The old saying goes “a picture is worth a thousand words”. Often designers will create prototypes to showcase an alternate user flow or to clarify a specific interaction with the team. Using prototypes as communication helps everybody be on the same page. 

A prototype used for communication will guarantee you that everyone sees your idea the same way. Other stakeholders, your users or your team will not be left to their own interpretations of your idea. 

“To improve” 

By far the biggest impact a prototyping can have is to foster a mindset of continuous cumulative improvements. Creating prototypes and testing them with customers will help you increase your confidence level that the product will serve a specific purpose and customer segment. Prototyping to improve a product is not just for the early stages of your product development cycle, but should and must become an integral part of your entire product development cycle. As you progress through the cycle your prototypes will become more advanced and sophisticated. 

Don’t hesitate to start small. Often a quick sketch, a few slides in a presentation or a mockup will do. Any new information is better than no information at all. 

It’s important to understand the purpose of the prototype beforehand. A prototype can serve different purposes or numerous prototypes will serve only one purpose. Understanding the purpose of the prototype will help you adequately plan the execution and understand what the prototype can or cannot accomplish for you. 

Start today - from an activity to a prototyping mindset

Early stage research is important, but it is not the whole story. Regardless of the thoroughness of your research, prototyping is still crucial for success. Often teams get invested into research artifacts. This can result in creating biases towards a specific solution. Prototyping will help you to understand if the solution is viable and help you to correct course if it’s not. That way you and your team can save resources and time that might be wasted on building the wrong solution. 

Prototyping at its core is a mindset of continuous cumulative improvements. It should not be something that you do just once or twice in a product development life cycle. Prototyping in combination with user testing can be an unpleasant activity. Many founders are avoiding or postponing it because they feel like they are not ready. They almost feel ashamed of showing an unfinished and unpolished solution to their customers. 

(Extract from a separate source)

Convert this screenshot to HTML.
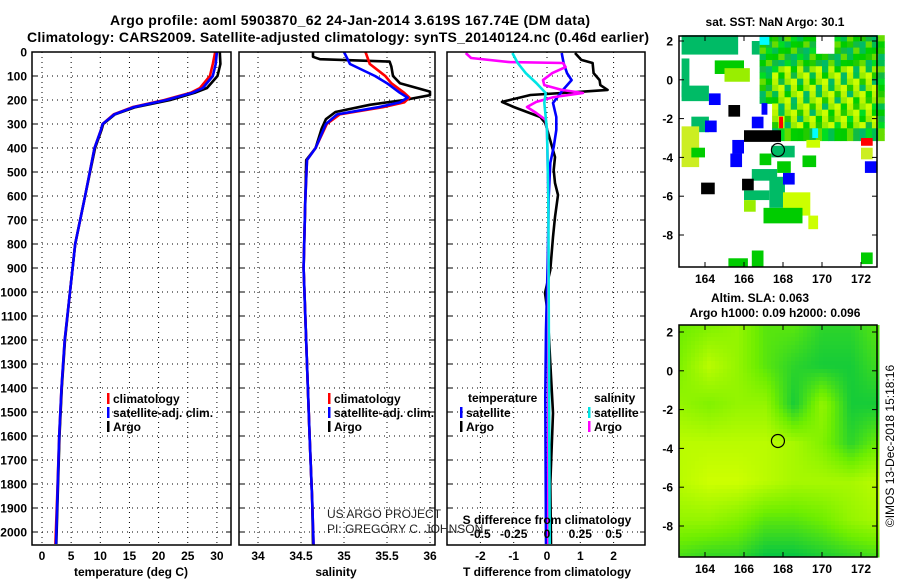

One of our mantras is learning by doing and what better way to create a bias towards action and foster a culture of creativity, then encourage everyone on your team to start exploring, thinking, understanding, communicating - to start prototyping

Remember that prototypes are disposable and are there only for you and the team to better understand the problem, to communicate your idea or to improve your solution. The success of your product relies on you being vulnerable and hungry for feedback. As you start to see how all the improvements affect your product usability, desirability and viability you will also start seeing the long term benefits of prototyping. Your hunger for feedback and knowledge will grow larger and suddenly everything will become a prototype to you. 

Key takeaways:

  • Everything is a prototype. Every current product version is an opportunity for getting feedback and generating improvements. 
  • We prototype to understand, to communicate or to improve. Understanding this will help you to better frame expectations and goals of your prototype. 
  • Showing unfinished and unpolished product ideas is difficult for everyone. Once you start, the long-term benefits of prototyping and user testing will outweigh that feeling to a point where you will see everything as a prototype, as an opportunity for continuous improvement of your product.